Another week, another gloomy prediction about the recruitment issues employers are likely to be grappling with in the coming months. This time, it’s the turn of the union Prospect, who in a survey reported in HR Magazine, say two thirds of its EU worker members are considering leaving the UK because of Brexit.
The full impact of Brexit on labour supply remains to be seen – but add to that unemployment at a record low and a rapidly diminishing pool of talent, and it’s clear that organisations cannot afford to be complacent when it comes to hiring.
There are of course numerous factors that influence how successful or otherwise a business is likely to be when it comes to attracting the best and brightest people – a strong employer brand and competitive salary to name just two. But one thing that is guaranteed to turn candidates off is a slow, unwieldly and badly managed recruitment process.
So how can organisations ensure their processes are both smooth and speedy and that they don’t miss out on good people in a tight and competitive market?

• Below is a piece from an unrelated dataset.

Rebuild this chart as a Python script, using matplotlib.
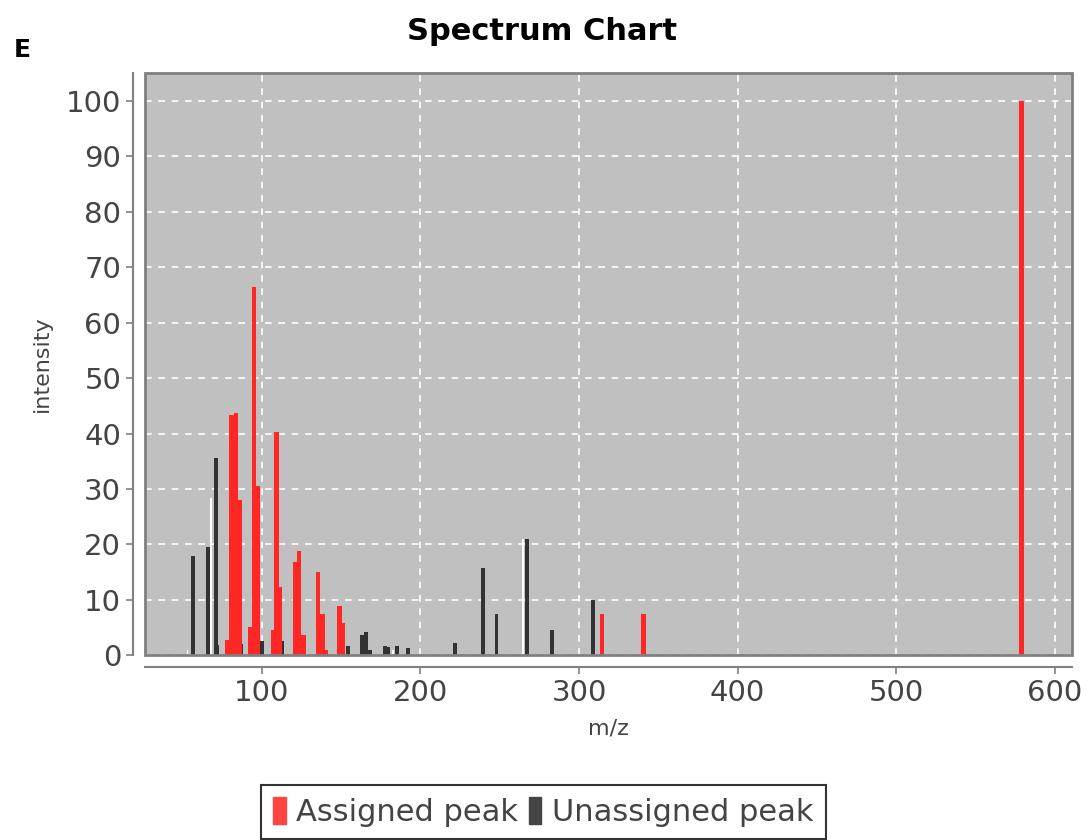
import matplotlib.pyplot as plt
from matplotlib.patches import Rectangle

# peak lists (m/z, relative intensity)
assigned_mz = [78.5, 81, 83.6, 86, 92.4, 95, 97, 107, 109.4, 111, 121, 123.3, 126,
               135.4, 138, 140, 149, 151, 314.5, 340.5, 579, 579.4]
assigned_int = [2.7, 43.3, 43.7, 28, 5, 66.4, 30.5, 4.5, 40.2, 12.3, 16.8, 18.8, 3.6,
                15, 7.5, 1, 8.8, 5.8, 7.4, 7.4, 100, 17]

unassigned_mz = [56.6, 66, 71, 72, 87, 100, 113, 154.5, 163, 165.5, 168, 177.6, 179.5,
                 185, 192, 222, 239.5, 248, 267, 283, 309]
unassigned_int = [17.9, 19.5, 35.6, 1.8, 2, 2.5, 2.6, 1.6, 3.6, 4.2, 1, 1.6, 1.4,
                  1.6, 1.3, 2.2, 15.7, 7.4, 21, 4.6, 10]

# thin white lines visible in the chart
other_mz = [53, 68, 84.5, 182.6, 264.8]
other_int = [1, 28.3, 28.3, 1, 21]

xticks = [100, 200, 300, 400, 500, 600]
yticks = list(range(0, 101, 10))

red = '#ff2626'
dark = '#333333'
grey = '#808080'

fig = plt.figure(figsize=(10.9, 8.4), dpi=100)
ax = fig.add_axes([0.133, 0.22, 0.8505, 0.693])
ax.set_facecolor('#c0c0c0')

ax.bar(other_mz, other_int, width=1.2, color='white', zorder=2)
ax.bar(unassigned_mz, unassigned_int, width=2.4, color=dark, zorder=3)
ax.bar(assigned_mz, assigned_int, width=3.0, color=red, zorder=4)

ax.set_xlim(26.2, 611)
ax.set_ylim(0, 105.05)
ax.set_xticks(xticks)
ax.set_yticks(yticks)
ax.grid(True, color='white', linestyle=(0, (4, 4)), linewidth=1.2, zorder=1)
ax.set_axisbelow(True)

# plot frame + offset axis lines (jfreechart look)
for s in ['top', 'right']:
    ax.spines[s].set_visible(False)
for s in ['left', 'bottom']:
    ax.spines[s].set_position(('outward', 8.6))
    ax.spines[s].set_color(grey)
    ax.spines[s].set_linewidth(1.5)
ax.add_patch(Rectangle((0, 0), 1, 1, transform=ax.transAxes, fill=False,
                       edgecolor=grey, linewidth=2, zorder=5, clip_on=False))

ax.tick_params(axis='both', colors=grey, length=5, width=1.2, labelsize=21,
               labelcolor='#444444')

ax.set_xlabel('m/z', fontsize=16, color='#444444', labelpad=8)
ax.set_ylabel('intensity', fontsize=16, color='#444444', labelpad=10)

fig.text(0.497, 0.963, 'Spectrum Chart', ha='center', va='center',
         fontsize=22, fontweight='bold')
fig.text(0.013, 0.94, 'E', ha='left', va='center', fontsize=18, fontweight='bold')

handles = [Rectangle((0, 0), 1, 1, color='#ff4444'),
           Rectangle((0, 0), 1, 1, color='#444444')]
leg = fig.legend(handles, ['Assigned peak', 'Unassigned peak'], loc='upper center',
                 bbox_to_anchor=(0.4985, 0.066), ncol=2, fontsize=22, frameon=True,
                 fancybox=False, edgecolor='black', handlelength=0.4,
                 handleheight=1.0, handletextpad=0.35, columnspacing=0.35,
                 borderpad=0.4, borderaxespad=0, labelcolor='#444444')
leg.get_frame().set_linewidth(1.5)

fig.savefig('out.png', dpi=100)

1. Streamline the approval process
A critical vacancy arises but before you can get it out there, it has to go through numerous internal approvals. The department head wants to review the job description. Senior management need to sign off on the salary. Marketing want to make sure the job ad is on brand. In the meantime, productivity suffers and potentially great candidates are being missed. Internal governance is, of course, important. But in a fast-moving market, it’s worth reviewing recruitment approval processes to make sure they are fit for purpose. Can the number of people who need to be involved be reduced? Is there any way of speeding up the process? Cloud-based recruitment software has a role to play here, automating unwieldy manual processes, making it easier for managers to access the info they need from wherever they may be and nudging them if they don’t respond quickly enough.
2. Bring consistency to job advertisements
Giving out a strong and consistent message to potential hires ensures that the business is attracting the right kind of people. It helps to ‘sell’ the business and the role as a complete proposition and encourages candidates to engage with you right from the start. It’s worth taking time to get this right, but once the tone, style and messages have been agreed, most recruitment software packages will allow you to set up standard templates that recruiting managers can draw on. It ensures all the right information is included, gives out a consistent message and saves time by making it easy for managers to input their specific job details into an already-agreed format.
3. Keep up with recruitment trends
Reaching potential candidates is so much easier now than it used to be, especially with an applicant tracking system. There are numerous job boards catering for both general and specialist roles, many of which pro-actively alert job-seekers to suitable roles; ‘matching’ services for those looking for apprenticeship and internships, and of course the recruiters tool of choice, LinkedIn. Google has also recently got in on the game, with the launch of a localised version of its job-hunting tool, which shows candidates new and relevant roles based on their interests and location. The older tried and tested recruitment techniques still have their place, but make sure you’re not missing out on good people by over-looking some of the speedier and more innovative platforms that are now out there.
4. Let software take the short-listing strain
Sifting through piles of (often unsuitable) applications is one of the biggest bug-bears for recruiting managers. This is one area where recruitment software can really help ease the pain. The latest systems can help you generate standard application forms, so that all the necessary information is collected and you can assess candidates on a level playing field. Qualifying questions can be added (such as right to work or any specific qualifications required) to avoid wasting time. It means that viable short-lists can be generated quickly, allowing you to get requests for interviews out quickly and avoid losing good candidates.
5. Streamline the interview process
From a candidate’s perspective, there’s nothing more annoying than getting embroiled in a lengthy recruitment process, with long gaps between assessments and first and second interviews and lengthy delays when it comes to an offer or rejection being issued. No matter how interested someone is in a role, if an offer is made for a comparable job they are not going to hang about while your company deliberates at length. In a competitive market, where candidates will typically be looking at multiple opportunities, employers don’t have the luxury of time. Take a close look at your interview/offer process and assess whether there are ways that software could help you add speed and consistency. Take a step back and look at it from the perspective of the candidate. What can you do to communicate with people better and improve their experience of the end to end recruitment journey? In a tight market, when talent is at a premium, these are the details that could give you the edge.